My rating: 5 of 5 stars
Queen Sugar hadn’t been anywhere on my radar until I started catching promotions for its television series adaptation on Oprah’s network OWN. As the first season of Greenleaf was winding down, commercials said that if viewers liked Greenleaf they would love Queen Sugar. When I learned Ava DuVernay, director of Middle of Nowhere and Selma, was helming the adaptation, I couldn’t wait for the series to begin. With the trailer looking so intriguing, I figured the book on which it was based must be just as good, if not better, as is usually the case. I haven’t begun the series yet, but I loved the book.
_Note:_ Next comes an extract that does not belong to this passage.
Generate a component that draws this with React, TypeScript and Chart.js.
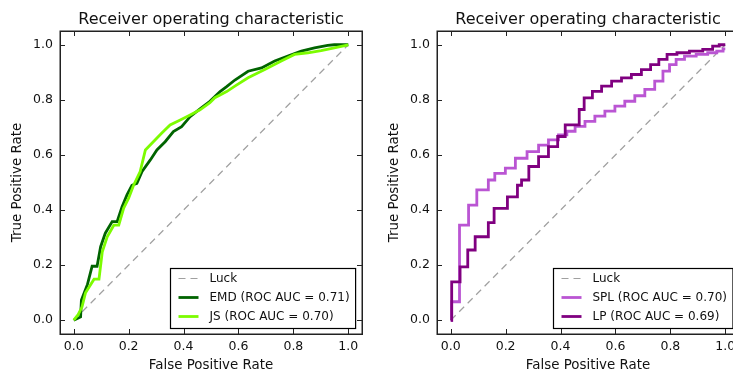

Charlie Bordelon thought she’d inherit cash or tenant property after her father’s death. She never imagined owning 800 acres of sugarcane farmland. The young widow—her husband was killed during a robbery–and her eleven-year-old daughter make the cross country drive from Los Angeles to Louisiana to claim her inheritance. They are joined by Charlie’s overbearing grandmother Miss Honey.
Although Charlie hasn’t seen her older, half-brother Ralph Angel since she was 12, both he and Miss Honey believe he should be part owner of the farm. Neither of them knows how much manual labor and her own money Charlie has put up to improve the neglected farm. They’re also clueless about her efforts to secure two reluctant business partners.
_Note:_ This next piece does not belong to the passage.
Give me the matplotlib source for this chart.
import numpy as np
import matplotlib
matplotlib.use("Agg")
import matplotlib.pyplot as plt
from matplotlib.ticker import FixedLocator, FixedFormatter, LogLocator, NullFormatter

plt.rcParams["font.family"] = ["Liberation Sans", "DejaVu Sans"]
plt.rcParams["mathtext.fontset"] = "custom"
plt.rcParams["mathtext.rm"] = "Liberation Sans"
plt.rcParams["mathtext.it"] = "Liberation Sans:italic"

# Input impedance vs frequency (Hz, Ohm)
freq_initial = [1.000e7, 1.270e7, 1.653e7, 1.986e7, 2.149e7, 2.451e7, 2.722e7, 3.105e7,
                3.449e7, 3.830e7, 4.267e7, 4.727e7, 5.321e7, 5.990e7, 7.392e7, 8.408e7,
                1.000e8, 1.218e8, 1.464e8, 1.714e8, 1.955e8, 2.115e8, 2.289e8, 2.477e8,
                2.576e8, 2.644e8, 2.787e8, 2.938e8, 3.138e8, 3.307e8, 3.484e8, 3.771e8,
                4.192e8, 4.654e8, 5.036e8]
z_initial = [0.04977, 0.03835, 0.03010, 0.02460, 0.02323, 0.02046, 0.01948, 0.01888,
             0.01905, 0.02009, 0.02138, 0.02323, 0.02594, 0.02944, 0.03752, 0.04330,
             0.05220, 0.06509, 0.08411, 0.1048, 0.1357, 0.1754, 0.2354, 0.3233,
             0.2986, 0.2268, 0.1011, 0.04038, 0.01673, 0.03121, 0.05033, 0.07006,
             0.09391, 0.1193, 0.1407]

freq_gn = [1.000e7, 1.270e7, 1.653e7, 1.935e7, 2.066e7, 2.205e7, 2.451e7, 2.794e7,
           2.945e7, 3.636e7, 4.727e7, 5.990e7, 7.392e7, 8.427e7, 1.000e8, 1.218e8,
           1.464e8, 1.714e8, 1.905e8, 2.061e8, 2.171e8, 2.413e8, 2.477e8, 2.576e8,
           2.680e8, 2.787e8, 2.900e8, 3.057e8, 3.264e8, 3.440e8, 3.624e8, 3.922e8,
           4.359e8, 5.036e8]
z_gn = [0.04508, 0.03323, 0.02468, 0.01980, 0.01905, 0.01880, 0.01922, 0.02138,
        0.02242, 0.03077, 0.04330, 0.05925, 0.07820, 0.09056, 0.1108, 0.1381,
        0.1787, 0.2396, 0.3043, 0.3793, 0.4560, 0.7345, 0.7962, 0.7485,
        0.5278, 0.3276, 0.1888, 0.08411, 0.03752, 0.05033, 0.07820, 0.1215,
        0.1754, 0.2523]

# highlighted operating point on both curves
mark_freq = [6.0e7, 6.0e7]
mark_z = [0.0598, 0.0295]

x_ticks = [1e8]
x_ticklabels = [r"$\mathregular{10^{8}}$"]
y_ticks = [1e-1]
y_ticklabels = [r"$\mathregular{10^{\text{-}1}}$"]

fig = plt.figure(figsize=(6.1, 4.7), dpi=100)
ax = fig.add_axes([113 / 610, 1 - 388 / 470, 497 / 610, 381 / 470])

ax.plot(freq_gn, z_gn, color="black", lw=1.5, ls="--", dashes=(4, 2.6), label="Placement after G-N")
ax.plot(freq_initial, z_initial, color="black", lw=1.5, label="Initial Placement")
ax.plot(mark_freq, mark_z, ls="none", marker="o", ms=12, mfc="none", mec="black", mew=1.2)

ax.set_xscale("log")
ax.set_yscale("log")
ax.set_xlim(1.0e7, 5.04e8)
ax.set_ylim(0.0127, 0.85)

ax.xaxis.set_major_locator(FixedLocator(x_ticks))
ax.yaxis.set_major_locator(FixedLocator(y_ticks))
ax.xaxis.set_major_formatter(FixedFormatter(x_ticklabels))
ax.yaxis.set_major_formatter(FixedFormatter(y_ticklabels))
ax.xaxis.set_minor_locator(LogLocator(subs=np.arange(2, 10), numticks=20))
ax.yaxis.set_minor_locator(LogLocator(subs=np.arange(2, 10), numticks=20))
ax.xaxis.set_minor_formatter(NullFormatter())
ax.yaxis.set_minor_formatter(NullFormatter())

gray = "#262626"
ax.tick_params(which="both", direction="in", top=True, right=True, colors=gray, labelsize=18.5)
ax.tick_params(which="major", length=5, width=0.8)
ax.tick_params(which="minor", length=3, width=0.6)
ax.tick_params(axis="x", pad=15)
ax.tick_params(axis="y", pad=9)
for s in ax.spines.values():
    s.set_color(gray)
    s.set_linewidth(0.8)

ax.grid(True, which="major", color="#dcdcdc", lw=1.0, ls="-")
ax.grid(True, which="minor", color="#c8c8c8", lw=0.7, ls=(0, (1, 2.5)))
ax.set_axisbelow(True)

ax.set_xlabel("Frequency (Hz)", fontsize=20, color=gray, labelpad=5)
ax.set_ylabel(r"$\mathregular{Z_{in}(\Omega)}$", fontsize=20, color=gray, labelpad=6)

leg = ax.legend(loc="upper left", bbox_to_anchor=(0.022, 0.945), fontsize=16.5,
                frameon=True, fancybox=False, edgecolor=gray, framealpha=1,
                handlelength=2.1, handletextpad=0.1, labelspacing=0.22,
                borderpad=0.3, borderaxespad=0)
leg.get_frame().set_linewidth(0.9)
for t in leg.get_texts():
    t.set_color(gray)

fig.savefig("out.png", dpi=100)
On top of dealing with family drama, Charlie must deal with racism and sexism from the older, richer, white male legacy farmers chomping at the bit, hoping and waiting for her to fail so they can swoop in and purchase her land and equipment at a fraction of their worth. Charlie must also ensure Micah is adjusting well to her new home and life. Throughout all this, a budding romance manages to steal moments of Charlie’s attention.
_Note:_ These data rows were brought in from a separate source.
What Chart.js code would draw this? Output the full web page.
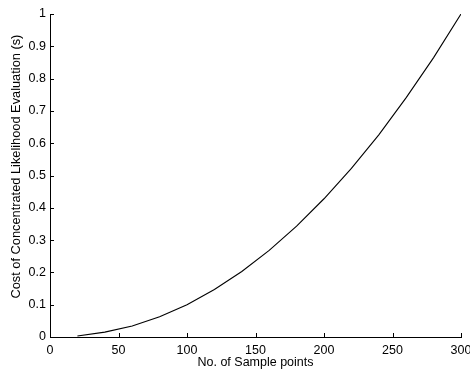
<!DOCTYPE html>
<html>
<head>
<meta charset="utf-8">
<script src="https://cdn.jsdelivr.net/npm/chart.js@4/dist/chart.umd.min.js"></script>
<style>
    html, body { margin: 0; padding: 0; background: #fff; }
    #chart_div { width: 470px; height: 372px; }
</style>
</head>
<body>
<div id="chart_div"><canvas id="cost_chart_cnv"></canvas></div>
<script>
// sample sizes and evaluation cost
const sample_points = [20, 40, 60, 80, 100, 120, 140, 160, 180, 200, 220, 240, 260, 280, 300];
const eval_cost = [0.003, 0.015, 0.034, 0.063, 0.1, 0.147, 0.203, 0.268, 0.343, 0.428, 0.522, 0.626, 0.741, 0.865, 1.0];

const x_ticks = [0, 50, 100, 150, 200, 250, 300];
const y_ticks = [0, 0.1, 0.2, 0.3, 0.4, 0.5, 0.6, 0.7, 0.8, 0.9, 1];

const x_title = "No. of Sample points";
// leading spaces push the label up a little, as MATLAB placed it
const y_title = "     Cost of Concentrated Likelihood Evaluation (s)";

const font_family = "'Liberation Sans', Arial, Helvetica, sans-serif";

/**
 * MATLAB style tick marks pointing into the plot area.
 */
const inward_ticks = {
    id: "inward_ticks",
    afterDraw(chart) {
        const ctx = chart.ctx;
        const x_scale = chart.scales.x;
        const y_scale = chart.scales.y;
        const len = 4;
        ctx.save();
        ctx.strokeStyle = "#000";
        ctx.lineWidth = 1;
        ctx.beginPath();
        x_scale.ticks.forEach(function (t, i) {
            const px = Math.round(x_scale.getPixelForTick(i)) + 0.5;
            ctx.moveTo(px, y_scale.bottom);
            ctx.lineTo(px, y_scale.bottom - len);
        });
        y_scale.ticks.forEach(function (t, i) {
            const py = Math.round(y_scale.getPixelForTick(i)) + 0.5;
            ctx.moveTo(x_scale.left, py);
            ctx.lineTo(x_scale.left + len, py);
        });
        ctx.stroke();
        ctx.restore();
    }
};

const cost_chart = new Chart(document.getElementById("cost_chart_cnv").getContext("2d"), {
    "type": "line",
    "data": {
        "datasets": [{
            "data": sample_points.map(function (x, i) { return {"x": x, "y": eval_cost[i]}; }),
            "borderColor": "#000",
            "borderWidth": 1.1,
            "pointRadius": 0,
            "tension": 0,
            "fill": false
        }]
    },
    "options": {
        "responsive": true,
        "maintainAspectRatio": false,
        "animation": false,
        "layout": {"padding": {"left": 0, "top": 14, "right": 9, "bottom": 0}},
        "plugins": {
            "legend": {"display": false},
            "tooltip": {"enabled": false}
        },
        "scales": {
            "x": {
                "type": "linear",
                "min": 0,
                "max": 300,
                "afterBuildTicks": function (scale) {
                    scale.ticks = x_ticks.map(function (v) { return {"value": v}; });
                },
                "afterFit": function (scale) {
                    scale.height = 35;
                    scale.paddingLeft = 0;
                    scale.paddingRight = 0;
                },
                "grid": {"display": false, "drawTicks": false},
                "border": {"display": true, "color": "#000", "width": 1},
                "ticks": {
                    "autoSkip": false,
                    "maxRotation": 0,
                    "padding": 6,
                    "color": "#000",
                    "font": {"family": font_family, "size": 12.5}
                },
                "title": {
                    "display": true,
                    "text": x_title,
                    "color": "#000",
                    "padding": {"top": 0, "bottom": 2},
                    "font": {"family": font_family, "size": 12.5}
                }
            },
            "y": {
                "type": "linear",
                "min": 0,
                "max": 1,
                "afterBuildTicks": function (scale) {
                    scale.ticks = y_ticks.map(function (v) { return {"value": v}; });
                },
                "afterFit": function (scale) {
                    scale.width = 50;
                    scale.paddingTop = 0;
                    scale.paddingBottom = 0;
                },
                "grid": {"display": false, "drawTicks": false},
                "border": {"display": true, "color": "#000", "width": 1},
                "ticks": {
                    "autoSkip": false,
                    "padding": 4,
                    "color": "#000",
                    "font": {"family": font_family, "size": 12.5},
                    "callback": function (v) { return String(Math.round(v * 10) / 10); }
                },
                "title": {
                    "display": true,
                    "text": y_title,
                    "color": "#000",
                    "padding": {"top": 9, "bottom": 0},
                    "font": {"family": font_family, "size": 12.8}
                }
            }
        }
    },
    "plugins": [inward_ticks]
});
</script>
</body>
</html>
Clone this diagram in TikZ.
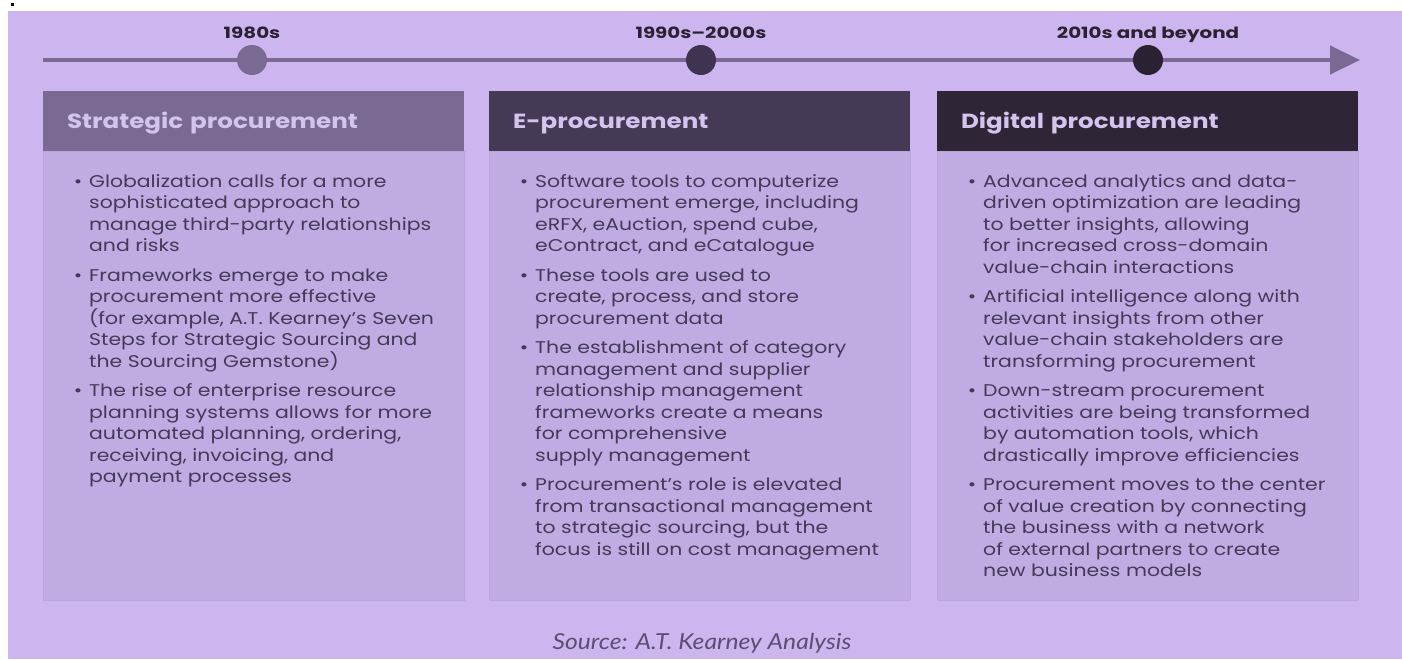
\documentclass[tikz,border=0pt]{standalone}
\usepackage{fontspec}
\setmainfont{Poppins}
\newfontfamily\widefont[FakeStretch=1.2]{Poppins}
\newfontfamily\yearfont[FakeStretch=1.28]{Poppins}
\newfontfamily\srcfont[FakeStretch=1.12]{Lato}
\usetikzlibrary{positioning}
\usetikzlibrary{arrows.meta}
\definecolor{backdrop}{HTML}{CDB5EF}
\definecolor{panel}{HTML}{C1ABE3}
\definecolor{paneledge}{HTML}{BBA4DC}
\definecolor{headA}{HTML}{7A6A93}
\definecolor{headB}{HTML}{453A55}
\definecolor{headC}{HTML}{2E2637}
\definecolor{dotA}{HTML}{7A6A93}
\definecolor{dotB}{HTML}{3E3350}
\definecolor{dotC}{HTML}{2A2232}
\definecolor{headtext}{HTML}{D3C4EF}
\definecolor{bodytext}{HTML}{443A58}
\definecolor{yeartext}{HTML}{2A2233}
\definecolor{sourcetext}{HTML}{5B4E72}
\tikzset{
	timeline/.style={
		draw=headA, line width=4.5pt,
		-{Triangle[length=30pt, width=28pt]}
	},
	dot/.style={circle, minimum size=30pt, inner sep=0pt},
	year/.style={
		inner sep=0pt, text depth=0pt, text=yeartext,
		font=\yearfont\fontsize{15.5}{18}\selectfont\bfseries
	},
	head/.style={
		anchor=north west, minimum height=60pt, text width=373pt,
		text height=15pt, text depth=1pt,
		inner xsep=24pt, inner ysep=0pt, outer sep=0pt, align=left, text=headtext,
		font=\widefont\fontsize{20.5}{24}\selectfont\bfseries
	},
	body/.style={
		minimum width=421pt, minimum height=449pt, inner sep=0pt, outer sep=0pt,
		fill=panel, draw=paneledge, line width=1pt
	},
	items/.style={
		inner sep=0pt, align=left, text=bodytext,
		font=\widefont\fontsize{17}{21.5}\selectfont
	}
}
\newcommand{\bul}{\llap{\rule{0pt}{14pt}\textbullet\hspace{7pt}}}
\newcommand{\era}[4] {
	\node[dot, fill=#3] (#1) at (#2,60) {};
	\node[year, above=6pt of #1] (#1y) {#4};
}
\newcommand{\phase}[5] {
	\node[head, fill=#3] (#1h) at (#2,91) {#4};
	\node[body, below=0pt of #1h] (#1b) {};
	\node[items, below right=22pt and 46pt of #1h.south west] (#1t) {#5};
}
\begin{document}
\begin{tikzpicture}[x=1pt, y=-1pt]
		\useasboundingbox (0,0) rectangle (1402,659);
		\fill[white] (0,0) rectangle (1402,659);
		\fill[backdrop] (8,11) rectangle (1402,659);
		\fill[black] (11,3) rectangle (14,6);

		% time axis
		\coordinate (tl start) at (43,60);
		\coordinate (tl end) at (1360,60);
		\draw[timeline] (tl start) -- (tl end);

		% eras on the axis
		\era{e1}{252}{dotA}{1980s}
		\era{e2}{701}{dotB}{1990s–2000s}
		\era{e3}{1148}{dotC}{2010s and beyond}

		% Strategic procurement
		\phase{p1}{43}{headA}{Strategic procurement}{%
			\bul Globalization calls for a more\\
			sophisticated approach to\\
			manage third-party relationships\\
			and risks\\[8pt]
			\bul Frameworks emerge to make\\
			procurement more effective\\
			(for example, A.T. Kearney’s Seven\\
			Steps for Strategic Sourcing and\\
			the Sourcing Gemstone)\\[8pt]
			\bul The rise of enterprise resource\\
			planning systems allows for more\\
			automated planning, ordering,\\
			receiving, invoicing, and\\
			payment processes}

		% E-procurement
		\phase{p2}{489}{headB}{E-procurement}{%
			\bul Software tools to computerize\\
			procurement emerge, including\\
			eRFX, eAuction, spend cube,\\
			eContract, and eCatalogue\\[8pt]
			\bul These tools are used to\\
			create, process, and store\\
			procurement data\\[8pt]
			\bul The establishment of category\\
			management and supplier\\
			relationship management\\
			frameworks create a means\\
			for comprehensive\\
			supply management\\[8pt]
			\bul Procurement’s role is elevated\\
			from transactional management\\
			to strategic sourcing, but the\\
			focus is still on cost management}

		% Digital procurement
		\phase{p3}{937}{headC}{Digital procurement}{%
			\bul Advanced analytics and data-\\
			driven optimization are leading\\
			to better insights, allowing\\
			for increased cross-domain\\
			value-chain interactions\\[8pt]
			\bul Artificial intelligence along with\\
			relevant insights from other\\
			value-chain stakeholders are\\
			transforming procurement\\[8pt]
			\bul Down-stream procurement\\
			activities are being transformed\\
			by automation tools, which\\
			drastically improve efficiencies\\[8pt]
			\bul Procurement moves to the center\\
			of value creation by connecting\\
			the business with a network\\
			of external partners to create\\
			new business models}

		% source line
		\node[text=sourcetext, font=\srcfont\itshape\fontsize{22}{26}\selectfont] (src) at (702,643) {Source: A.T. Kearney Analysis};
\end{tikzpicture}
\end{document}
A converging story with that of Charlie’s is that of Ralph Angel. While everyone else regards him as the family’s black sheep, Miss Honey staunchly stands in his corner, and even handles him with kid gloves. Like Charlie, Ralph Angel has lost his spouse and is raising a child on his own. Unlike Charlie, he did not grow up with their father and has had a difficult life, partly because of his childhood, partly because of his own missteps. He has a sense of entitlement with everyone, but because he does seem to have a dark cloud looming over him, the reader will feel empathy for him at times—when they’re not angry with him.
Queen Sugar is an awesome read. It’s full of imperfect relationships, most of which are Charlie’s. In just a year, she encounters new family drama, racial tension and rocky business partnerships. Another great aspect about Queen Sugar is that it’s set in contemporary times, but because of the southern setting also feels like it could be the late 50s or 60s. In an odd way, it adds a charming feeling until there’s mention of an iPod or a cell phone, which reminds me it’s current times. No matter the time, Baszile’s writing is such that you’ll feel as if you’re right there on the Bordelon farm, in the scorching Louisiana sun with Charlie.